COVID-19 was declared a public health emergency of international concern on January 30, 2020, when there were fewer than 100 reported cases of COVID-19 outside China, and also no reported deaths outside the Communist country.
A public health emergency of international concern is the highest level of alarm that WHO can sound under international law.
During the briefing, the WHO chief said there were now almost seven million reported deaths from COVID-19, although the actual number of deaths was much higher.
“We are certainly in a much better position now than we have been at any time during the pandemic. It’s very pleasing to see that for the first time, the weekly number of reported deaths in the past four weeks has been lower than when we first used the word ‘pandemic’ three years ago.
“I am confident that this year we will be able to say that COVID-19 is over as a public health emergency of international concern.
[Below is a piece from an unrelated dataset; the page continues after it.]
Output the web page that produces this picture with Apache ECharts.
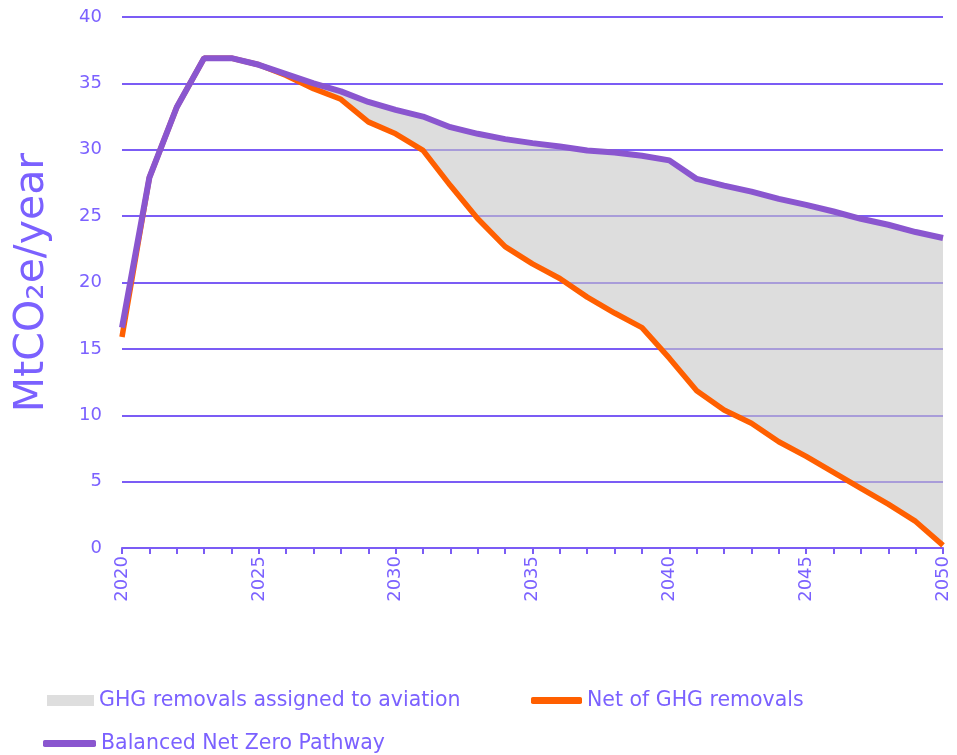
<!DOCTYPE html>
<html>
<head>
<meta charset="utf-8">
<script src="https://cdn.jsdelivr.net/npm/echarts@6/dist/echarts.min.js"></script>
<style>
  html, body { margin: 0; padding: 0; background: #fff; }
  #chart { width: 957px; height: 755px; }
</style>
</head>
<body>
<div id="chart"></div>
<script>
const years = ['2020','2021','2022','2023','2024','2025','2026','2027','2028','2029','2030',
  '2031','2032','2033','2034','2035','2036','2037','2038','2039','2040',
  '2041','2042','2043','2044','2045','2046','2047','2048','2049','2050']

// Balanced Net Zero Pathway
const pathway = [16.6, 27.9, 33.2, 36.9, 36.9, 36.4, 35.7, 35.0, 34.4, 33.6, 33.0,
  32.5, 31.7, 31.2, 30.8, 30.5, 30.25, 29.95, 29.8, 29.55, 29.2,
  27.8, 27.3, 26.85, 26.3, 25.85, 25.35, 24.8, 24.35, 23.8, 23.35]

// Net of GHG removals
const netRemovals = [15.9, 27.9, 33.2, 36.9, 36.9, 36.4, 35.6, 34.6, 33.8, 32.1, 31.2,
  29.95, 27.3, 24.8, 22.7, 21.4, 20.3, 18.9, 17.7, 16.6, 14.3,
  11.85, 10.4, 9.4, 8.0, 6.9, 5.7, 4.5, 3.3, 2.0, 0.2]

const yTicks = { min: 0, max: 40, interval: 5 }

const purple = '#8A56CF'
const orange = '#FF5F00'
const textColor = '#7B61FF'
const gridColor = '#7B5CF5'
const font = 'DejaVu Sans'

// gap between the two lines, stacked on top of the net line
const removals = pathway.map((v, i) => +(v - netRemovals[i]).toFixed(2))

const chart = echarts.init(document.getElementById('chart'))

const legendText = { color: textColor, fontSize: 20.5, fontFamily: font }

const option = {
  animation: false,
  backgroundColor: '#fff',
  grid: { left: 122, right: 14, top: 17, bottom: 207 },
  legend: [
    {
      data: [{ name: 'GHG removals assigned to aviation', icon: 'rect' }],
      left: 42, top: 685, itemWidth: 47, itemHeight: 11,
      textStyle: legendText
    },
    {
      data: [{ name: 'Net of GHG removals', icon: 'roundRect' }],
      left: 526, top: 685, itemWidth: 51, itemHeight: 7,
      textStyle: legendText
    },
    {
      data: [{ name: 'Balanced Net Zero Pathway', icon: 'roundRect' }],
      left: 38, top: 728, itemWidth: 53, itemHeight: 7,
      textStyle: legendText
    }
  ],
  xAxis: {
    type: 'category',
    data: years,
    boundaryGap: false,
    axisLine: { lineStyle: { color: gridColor, width: 2 } },
    axisTick: { show: true, interval: 0, length: 6, lineStyle: { color: gridColor, width: 2 } },
    axisLabel: {
      interval: 4,
      rotate: 90,
      color: textColor,
      fontSize: 18,
      fontFamily: font,
      margin: 8
    },
    splitLine: { show: false }
  },
  yAxis: {
    type: 'value',
    min: yTicks.min,
    max: yTicks.max,
    interval: yTicks.interval,
    name: 'MtCO₂e/year',
    nameLocation: 'middle',
    nameRotate: 90,
    nameGap: 69,
    nameTextStyle: { color: textColor, fontSize: 41, fontFamily: font },
    axisLine: { show: false },
    axisTick: { show: false },
    axisLabel: { color: textColor, fontSize: 18, fontFamily: font, margin: 20 },
    splitLine: { lineStyle: { color: gridColor, width: 2 } }
  },
  series: [
    {
      name: 'base',
      type: 'line',
      stack: 'gap',
      data: netRemovals,
      symbol: 'none',
      lineStyle: { opacity: 0 },
      silent: true
    },
    {
      name: 'GHG removals assigned to aviation',
      type: 'line',
      stack: 'gap',
      data: removals,
      symbol: 'none',
      lineStyle: { opacity: 0, width: 0 },
      itemStyle: { color: '#DEDEDE' },
      areaStyle: { color: '#C6C6C6', opacity: 0.6 }
    },
    {
      name: 'Net of GHG removals',
      type: 'line',
      data: netRemovals,
      symbol: 'none',
      itemStyle: { color: orange },
      lineStyle: { color: orange, width: 5.5 }
    },
    {
      name: 'Balanced Net Zero Pathway',
      type: 'line',
      data: pathway,
      symbol: 'none',
      itemStyle: { color: purple },
      lineStyle: { color: purple, width: 6 }
    }
  ]
}

chart.setOption(option)
</script>
</body>
</html>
“We are not there yet. Last week, there were still more than five thousand reported deaths. That’s five thousand too many for a disease that can be prevented and treated. Even as we become increasingly hopeful about the end of the pandemic, the question of how it began remains unanswered,” he said.
Ghebreyesus urged China to be ‘transparent’ in sharing COVID-19 data in efforts to determine the disease’s origins.
Last Sunday, WHO was made aware of data published on the GISAID database in late January, and taken down again recently.
The data, from the Chinese Center for Disease Control and Prevention, relates to samples taken at the Huanan market in Wuhan, in 2020.
While it was online, scientists from a number of countries downloaded the data and analysed it.
“As soon as we became aware of this data, we contacted the Chinese CDC and urged them to share it with WHO and the international scientific community so it can be analysed. We also convened the Scientific Advisory Group for the Origins of Novel Pathogens, or SAGO, which met on Tuesday.
“We asked researchers from the Chinese CDC and the international group of scientists to present their analyses of the data to SAGO. These data do not provide a definitive answer to the question of how the pandemic began, but every piece of data is important in moving us closer to that answer.
“And every piece of data relating to studying the origins of COVID-19, needs to be shared with the international community immediately. These data could have– and should have– been shared three years ago.
“We continue to call on China to be transparent in sharing data, and to conduct the necessary investigations and share the results,” he noted.
According to him, understanding how the pandemic began remained both a moral and scientific imperative.